§ WHAT IS EXPECTED: Your copy of the material must match it exactly, except that pictures are dropped.

§ DATASET EXCERPT:
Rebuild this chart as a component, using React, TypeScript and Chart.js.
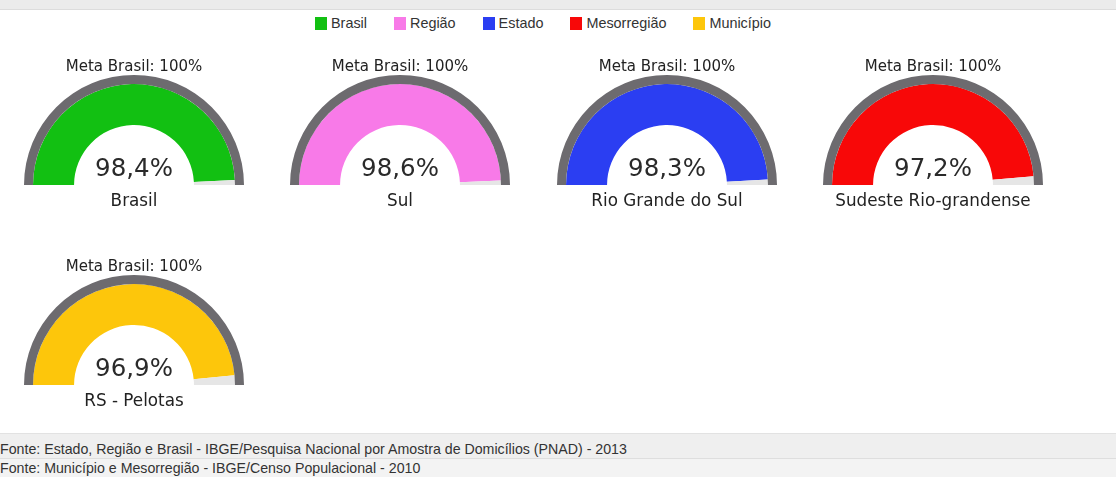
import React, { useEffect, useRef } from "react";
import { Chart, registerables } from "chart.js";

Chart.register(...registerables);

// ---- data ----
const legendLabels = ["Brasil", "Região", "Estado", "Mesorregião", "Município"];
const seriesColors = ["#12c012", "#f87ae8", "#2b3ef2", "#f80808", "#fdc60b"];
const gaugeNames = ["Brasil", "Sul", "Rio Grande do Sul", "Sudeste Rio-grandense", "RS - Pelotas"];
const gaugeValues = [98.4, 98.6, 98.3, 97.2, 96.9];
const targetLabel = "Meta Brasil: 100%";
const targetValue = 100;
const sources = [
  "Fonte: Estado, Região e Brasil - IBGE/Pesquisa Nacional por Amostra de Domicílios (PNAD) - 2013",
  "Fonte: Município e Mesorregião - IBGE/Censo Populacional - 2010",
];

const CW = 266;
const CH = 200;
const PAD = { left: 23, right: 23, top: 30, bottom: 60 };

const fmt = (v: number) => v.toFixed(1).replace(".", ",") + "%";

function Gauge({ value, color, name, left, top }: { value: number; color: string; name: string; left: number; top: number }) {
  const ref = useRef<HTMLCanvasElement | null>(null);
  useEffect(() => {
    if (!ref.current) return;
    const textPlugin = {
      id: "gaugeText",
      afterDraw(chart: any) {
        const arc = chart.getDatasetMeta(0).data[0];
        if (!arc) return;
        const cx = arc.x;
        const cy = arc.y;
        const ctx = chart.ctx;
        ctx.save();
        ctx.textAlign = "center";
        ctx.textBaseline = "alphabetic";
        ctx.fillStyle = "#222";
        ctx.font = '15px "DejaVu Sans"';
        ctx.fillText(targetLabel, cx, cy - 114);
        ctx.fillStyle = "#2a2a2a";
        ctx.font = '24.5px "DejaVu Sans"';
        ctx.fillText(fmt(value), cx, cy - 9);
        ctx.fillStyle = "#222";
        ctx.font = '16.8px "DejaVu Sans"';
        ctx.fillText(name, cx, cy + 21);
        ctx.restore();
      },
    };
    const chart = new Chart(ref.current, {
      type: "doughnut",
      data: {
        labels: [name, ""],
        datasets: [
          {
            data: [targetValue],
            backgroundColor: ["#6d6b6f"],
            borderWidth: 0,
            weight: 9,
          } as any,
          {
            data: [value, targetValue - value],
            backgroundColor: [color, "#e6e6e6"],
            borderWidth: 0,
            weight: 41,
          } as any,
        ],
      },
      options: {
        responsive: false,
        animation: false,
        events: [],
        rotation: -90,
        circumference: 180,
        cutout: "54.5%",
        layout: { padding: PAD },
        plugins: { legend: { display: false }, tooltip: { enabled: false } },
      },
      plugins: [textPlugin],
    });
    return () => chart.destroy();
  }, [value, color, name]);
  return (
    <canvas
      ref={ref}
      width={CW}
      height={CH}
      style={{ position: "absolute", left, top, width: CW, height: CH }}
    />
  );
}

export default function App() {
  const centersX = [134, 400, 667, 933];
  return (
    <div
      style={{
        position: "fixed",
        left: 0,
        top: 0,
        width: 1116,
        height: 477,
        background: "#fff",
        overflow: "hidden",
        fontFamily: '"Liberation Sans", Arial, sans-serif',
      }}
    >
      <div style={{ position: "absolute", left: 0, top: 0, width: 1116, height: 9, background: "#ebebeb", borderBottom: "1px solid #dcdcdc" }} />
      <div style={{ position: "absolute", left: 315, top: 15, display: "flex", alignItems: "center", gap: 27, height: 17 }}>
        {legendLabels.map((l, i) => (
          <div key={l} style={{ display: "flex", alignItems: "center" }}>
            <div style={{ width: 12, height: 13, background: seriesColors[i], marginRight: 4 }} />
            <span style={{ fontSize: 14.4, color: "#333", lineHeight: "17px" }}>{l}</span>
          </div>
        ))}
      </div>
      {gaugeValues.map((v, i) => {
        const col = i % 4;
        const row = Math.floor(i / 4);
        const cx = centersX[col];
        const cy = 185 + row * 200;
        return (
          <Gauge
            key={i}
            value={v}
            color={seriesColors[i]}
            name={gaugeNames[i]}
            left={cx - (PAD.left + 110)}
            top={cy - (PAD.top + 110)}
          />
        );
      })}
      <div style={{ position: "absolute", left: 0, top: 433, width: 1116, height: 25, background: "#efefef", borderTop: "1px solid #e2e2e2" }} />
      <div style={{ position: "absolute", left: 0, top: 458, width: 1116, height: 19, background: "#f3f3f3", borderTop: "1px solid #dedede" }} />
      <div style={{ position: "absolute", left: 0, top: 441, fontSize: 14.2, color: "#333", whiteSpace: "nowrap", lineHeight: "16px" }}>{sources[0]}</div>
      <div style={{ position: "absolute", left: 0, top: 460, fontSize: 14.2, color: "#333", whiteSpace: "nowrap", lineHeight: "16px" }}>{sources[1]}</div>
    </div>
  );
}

§ RESPONSE:
Rebuild this chart as a component, using React, TypeScript and Chart.js.
import React, { useEffect, useRef } from "react";
import { Chart, registerables } from "chart.js";

Chart.register(...registerables);

// ---- data ----
const legendLabels = ["Brasil", "Região", "Estado", "Mesorregião", "Município"];
const seriesColors = ["#12c012", "#f87ae8", "#2b3ef2", "#f80808", "#fdc60b"];
const gaugeNames = ["Brasil", "Sul", "Rio Grande do Sul", "Sudeste Rio-grandense", "RS - Pelotas"];
const gaugeValues = [98.4, 98.6, 98.3, 97.2, 96.9];
const targetLabel = "Meta Brasil: 100%";
const targetValue = 100;
const sources = [
  "Fonte: Estado, Região e Brasil - IBGE/Pesquisa Nacional por Amostra de Domicílios (PNAD) - 2013",
  "Fonte: Município e Mesorregião - IBGE/Censo Populacional - 2010",
];

const CW = 266;
const CH = 200;
const PAD = { left: 23, right: 23, top: 30, bottom: 60 };

const fmt = (v: number) => v.toFixed(1).replace(".", ",") + "%";

function Gauge({ value, color, name, left, top }: { value: number; color: string; name: string; left: number; top: number }) {
  const ref = useRef<HTMLCanvasElement | null>(null);
  useEffect(() => {
    if (!ref.current) return;
    const textPlugin = {
      id: "gaugeText",
      afterDraw(chart: any) {
        const arc = chart.getDatasetMeta(0).data[0];
        if (!arc) return;
        const cx = arc.x;
        const cy = arc.y;
        const ctx = chart.ctx;
        ctx.save();
        ctx.textAlign = "center";
        ctx.textBaseline = "alphabetic";
        ctx.fillStyle = "#222";
        ctx.font = '15px "DejaVu Sans"';
        ctx.fillText(targetLabel, cx, cy - 114);
        ctx.fillStyle = "#2a2a2a";
        ctx.font = '24.5px "DejaVu Sans"';
        ctx.fillText(fmt(value), cx, cy - 9);
        ctx.fillStyle = "#222";
        ctx.font = '16.8px "DejaVu Sans"';
        ctx.fillText(name, cx, cy + 21);
        ctx.restore();
      },
    };
    const chart = new Chart(ref.current, {
      type: "doughnut",
      data: {
        labels: [name, ""],
        datasets: [
          {
            data: [targetValue],
            backgroundColor: ["#6d6b6f"],
            borderWidth: 0,
            weight: 9,
          } as any,
          {
            data: [value, targetValue - value],
            backgroundColor: [color, "#e6e6e6"],
            borderWidth: 0,
            weight: 41,
          } as any,
        ],
      },
      options: {
        responsive: false,
        animation: false,
        events: [],
        rotation: -90,
        circumference: 180,
        cutout: "54.5%",
        layout: { padding: PAD },
        plugins: { legend: { display: false }, tooltip: { enabled: false } },
      },
      plugins: [textPlugin],
    });
    return () => chart.destroy();
  }, [value, color, name]);
  return (
    <canvas
      ref={ref}
      width={CW}
      height={CH}
      style={{ position: "absolute", left, top, width: CW, height: CH }}
    />
  );
}

export default function App() {
  const centersX = [134, 400, 667, 933];
  return (
    <div
      style={{
        position: "fixed",
        left: 0,
        top: 0,
        width: 1116,
        height: 477,
        background: "#fff",
        overflow: "hidden",
        fontFamily: '"Liberation Sans", Arial, sans-serif',
      }}
    >
      <div style={{ position: "absolute", left: 0, top: 0, width: 1116, height: 9, background: "#ebebeb", borderBottom: "1px solid #dcdcdc" }} />
      <div style={{ position: "absolute", left: 315, top: 15, display: "flex", alignItems: "center", gap: 27, height: 17 }}>
        {legendLabels.map((l, i) => (
          <div key={l} style={{ display: "flex", alignItems: "center" }}>
            <div style={{ width: 12, height: 13, background: seriesColors[i], marginRight: 4 }} />
            <span style={{ fontSize: 14.4, color: "#333", lineHeight: "17px" }}>{l}</span>
          </div>
        ))}
      </div>
      {gaugeValues.map((v, i) => {
        const col = i % 4;
        const row = Math.floor(i / 4);
        const cx = centersX[col];
        const cy = 185 + row * 200;
        return (
          <Gauge
            key={i}
            value={v}
            color={seriesColors[i]}
            name={gaugeNames[i]}
            left={cx - (PAD.left + 110)}
            top={cy - (PAD.top + 110)}
          />
        );
      })}
      <div style={{ position: "absolute", left: 0, top: 433, width: 1116, height: 25, background: "#efefef", borderTop: "1px solid #e2e2e2" }} />
      <div style={{ position: "absolute", left: 0, top: 458, width: 1116, height: 19, background: "#f3f3f3", borderTop: "1px solid #dedede" }} />
      <div style={{ position: "absolute", left: 0, top: 441, fontSize: 14.2, color: "#333", whiteSpace: "nowrap", lineHeight: "16px" }}>{sources[0]}</div>
      <div style={{ position: "absolute", left: 0, top: 460, fontSize: 14.2, color: "#333", whiteSpace: "nowrap", lineHeight: "16px" }}>{sources[1]}</div>
    </div>
  );
}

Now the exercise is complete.